Re: Does the gene that codes for the splicing protein contain introns?

   This is an interesting question Sean, and at first blush, it seems like 
a chicken and egg problem, but upon some contemplation we can see that this 
ain't necessarily so.  First let me give a little basic background on RNA 
splicing.  Most genes, both those encoding proteins and those encoding RNA 
molecules (e.g. ribosomal RNA) contain regions of coding sequence (exons) 
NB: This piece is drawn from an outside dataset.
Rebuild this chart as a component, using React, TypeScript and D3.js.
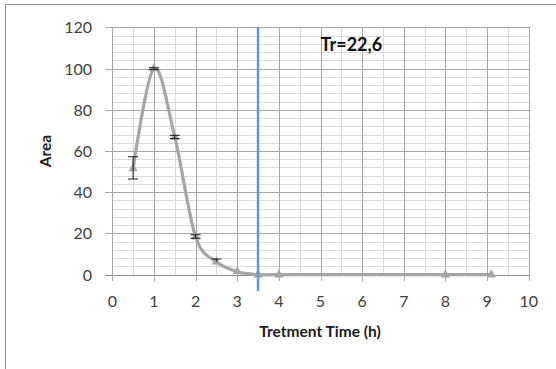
import React, { useEffect, useRef } from "react";
import * as d3 from "d3";

// values
const times = [0.5, 1, 1.5, 2, 2.5, 3, 3.5, 4, 8, 9.1];
const areas = [51.5, 100, 66.8, 18.4, 6.3, 1.5, 0, 0, 0, 0];
const errLow = [46.4, 99.5, 66.0, 17.7, 6.3, 1.5, 0, 0, 0, 0];
const errHigh = [57.2, 100.4, 67.6, 19.4, 7.6, 1.5, 0, 0, 0, 0];
const xTicks = [0, 1, 2, 3, 4, 5, 6, 7, 8, 9, 10];
const yTicks = [0, 20, 40, 60, 80, 100, 120];
const treatmentLine = 3.5;
const annotation = "Tr=22,6";

const W = 556;
const H = 369;
const FONT = "Lato, 'Open Sans', sans-serif";

export default function App() {
  const ref = useRef<SVGSVGElement>(null);

  useEffect(() => {
    const svg = d3.select(ref.current);
    svg.selectAll("*").remove();

    const x = d3.scaleLinear().domain([0, 10]).range([112.3, 528.7]);
    const y = d3.scaleLinear().domain([0, 120]).range([274.7, 27.3]);

    svg.append("rect").attr("width", W).attr("height", H).attr("fill", "#fff");

    // outer frame (only left & top visible)
    svg
      .append("path")
      .attr("d", `M5.5,${H} L5.5,4.5 L${W},4.5`)
      .attr("fill", "none")
      .attr("stroke", "#8a8a8a")
      .attr("stroke-width", 1);

    const grid = svg.append("g").attr("shape-rendering", "crispEdges");

    // minor horizontal
    const minorY = d3.range(4, 121, 4).filter((v) => v % 20 !== 0);
    grid
      .selectAll("line.my")
      .data(minorY)
      .enter()
      .append("line")
      .attr("x1", x(0))
      .attr("x2", x(10))
      .attr("y1", (d) => Math.round(y(d)) + 0.5)
      .attr("y2", (d) => Math.round(y(d)) + 0.5)
      .attr("stroke", "#d9d9d9");

    // minor vertical
    const minorX = d3.range(0.5, 10, 1);
    grid
      .selectAll("line.mx")
      .data(minorX)
      .enter()
      .append("line")
      .attr("x1", (d) => Math.round(x(d)) + 0.5)
      .attr("x2", (d) => Math.round(x(d)) + 0.5)
      .attr("y1", y(120))
      .attr("y2", y(0))
      .attr("stroke", "#d9d9d9");

    // major horizontal (with tick stubs on the left)
    grid
      .selectAll("line.Y")
      .data(yTicks)
      .enter()
      .append("line")
      .attr("x1", x(0) - 7)
      .attr("x2", x(10))
      .attr("y1", (d) => Math.round(y(d)) + 0.5)
      .attr("y2", (d) => Math.round(y(d)) + 0.5)
      .attr("stroke", (d) => (d === 0 ? "#8c8c8c" : "#a6a6a6"));

    // major vertical (with tick stubs below)
    grid
      .selectAll("line.X")
      .data(xTicks)
      .enter()
      .append("line")
      .attr("x1", (d) => Math.round(x(d)) + 0.5)
      .attr("x2", (d) => Math.round(x(d)) + 0.5)
      .attr("y1", y(120))
      .attr("y2", y(0) + 6)
      .attr("stroke", "#a6a6a6");

    // tick labels
    svg
      .append("g")
      .selectAll("text")
      .data(yTicks)
      .enter()
      .append("text")
      .attr("x", 92)
      .attr("y", (d) => y(d) + 6)
      .attr("text-anchor", "end")
      .attr("font-family", FONT)
      .attr("font-size", 16)
      .attr("fill", "#404040")
      .text((d) => d);

    svg
      .append("g")
      .selectAll("text")
      .data(xTicks)
      .enter()
      .append("text")
      .attr("x", (d) => x(d))
      .attr("y", 307)
      .attr("text-anchor", "middle")
      .attr("font-family", FONT)
      .attr("font-size", 16)
      .attr("fill", "#404040")
      .text((d) => d);

    // axis titles
    svg
      .append("text")
      .attr("x", 320)
      .attr("y", 337)
      .attr("text-anchor", "middle")
      .attr("font-family", FONT)
      .attr("font-weight", "bold")
      .attr("font-size", 15.5)
      .attr("fill", "#1a1a1a")
      .text("Tretment Time (h)");

    svg
      .append("text")
      .attr("transform", "translate(50.5,151) rotate(-90)")
      .attr("text-anchor", "middle")
      .attr("font-family", FONT)
      .attr("font-weight", "bold")
      .attr("font-size", 15.5)
      .attr("fill", "#1a1a1a")
      .text("Area");

    // smoothed series
    const pts = times.map((t, i) => [t, areas[i]] as [number, number]);
    const line = d3
      .line<[number, number]>()
      .x((d) => x(d[0]))
      .y((d) => y(d[1]))
      .curve(d3.curveCardinal.tension(0));

    svg
      .append("path")
      .attr("d", line(pts))
      .attr("fill", "none")
      .attr("stroke", "#a5a5a5")
      .attr("stroke-width", 3.2)
      .attr("stroke-linejoin", "round");

    // markers
    const tri = d3.symbol().type(d3.symbolTriangle).size(38);
    svg
      .append("g")
      .selectAll("path")
      .data(pts)
      .enter()
      .append("path")
      .attr("transform", (d) => `translate(${x(d[0])},${y(d[1])})`)
      .attr("d", tri())
      .attr("fill", "#a5a5a5");

    // error bars
    const eb = svg.append("g").attr("stroke", "#1a1a1a").attr("stroke-width", 1);
    times.forEach((t, i) => {
      if (errHigh[i] - errLow[i] <= 0) return;
      const cx = x(t);
      eb.append("line")
        .attr("x1", cx)
        .attr("x2", cx)
        .attr("y1", y(errLow[i]))
        .attr("y2", y(errHigh[i]));
      [errLow[i], errHigh[i]].forEach((v) => {
        if (v === areas[i]) return;
        eb.append("line")
          .attr("x1", cx - 5)
          .attr("x2", cx + 5)
          .attr("y1", y(v))
          .attr("y2", y(v));
      });
    });

    // treatment time marker line
    svg
      .append("line")
      .attr("x1", x(treatmentLine))
      .attr("x2", x(treatmentLine))
      .attr("y1", y(120))
      .attr("y2", 291)
      .attr("stroke", "#5b9bd5")
      .attr("stroke-width", 2.5);

    svg
      .append("text")
      .attr("x", 320.5)
      .attr("y", 51)
      .attr("font-family", FONT)
      .attr("font-weight", "bold")
      .attr("font-size", 18)
      .attr("fill", "#111")
      .text(annotation);
  }, []);

  return (
    <svg
      ref={ref}
      width={W}
      height={H}
      style={{ position: "absolute", left: 0, top: 0, display: "block" }}
    />
  );
}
separated by regions of non-coding sequence (introns).  When RNA is first 
transcribed from these genes, the RNA contains both the exons and introns 
(this RNA is called heterogeneous nuclear RNA, or hnRNA).  In order for a 
functional end product to result, the intronic sequence must be spliced out 
of the RNA.  The splicing out of introns is achieved through a series of 
steps whereby the intron is cut out of the RNA and the ends of the two 
exons are joined together.  This occurs in the nucleus of the cell and 
involves a complex of small nuclear RNAs and proteins, not just one 
protein.  The small nuclear RNAs (snRNAs) are about 100-300 bases long.  To 
my knowledge, their DNA sequences do not contain introns, however (and here 
is where it gets weird) several of theses snRNAs are encoded by intronic 
sequences from other protein-encoding genes.  The proteins associated with 
splicing belong to a class of proteins which interact with snRNAs to form 
complexes known as ribonucleoproteins (often referred to as snRNPs or 
"snurps").  There are many snRRPs in the nucleus; some function in RNA 
splicing and some function in ribosomal processing and translation.  The 
snRNPs involved in splicing, together with other protein factors, comprise 
a large structure called the spliceosome.  This structure is responsible 
for splicing out most intronic sequences (some RNA sequences can cut out 
their own introns), these introns are recognized because they have GT-AG 
dinucleotides at their 5' and 3' ends as well as a couple of other 
semi-conserved sequences.  The genes encoding the proteins found in the 
spliceosomes do indeed contain introns, which leads directly to your 
question.
   If these proteins involved in RNA splicing are derived from genes which 
need to be spliced, how can this be?  The answer is that the spliceosome 
complex already exists in the nucleus of the cell.  When I say cell, think 
egg.  The egg, or ovum, contains a nucleus, proteins, ribosomes, 
mitochondria, endoplasmic reticulum, i.e., all the structures and building 
materials needed to begin transcription, translation, and cellular division 
once it is fertilized.  The nucleus of the ovum also contains splicesomes 
as well as the individual snRNAs and proteins needed to form additional 
splicesome complexes.  And, when a cell divides it basically splits up its 
furnishings as it were, so that each new daughter cell gets an equal share 
of everything, including the splicesomes.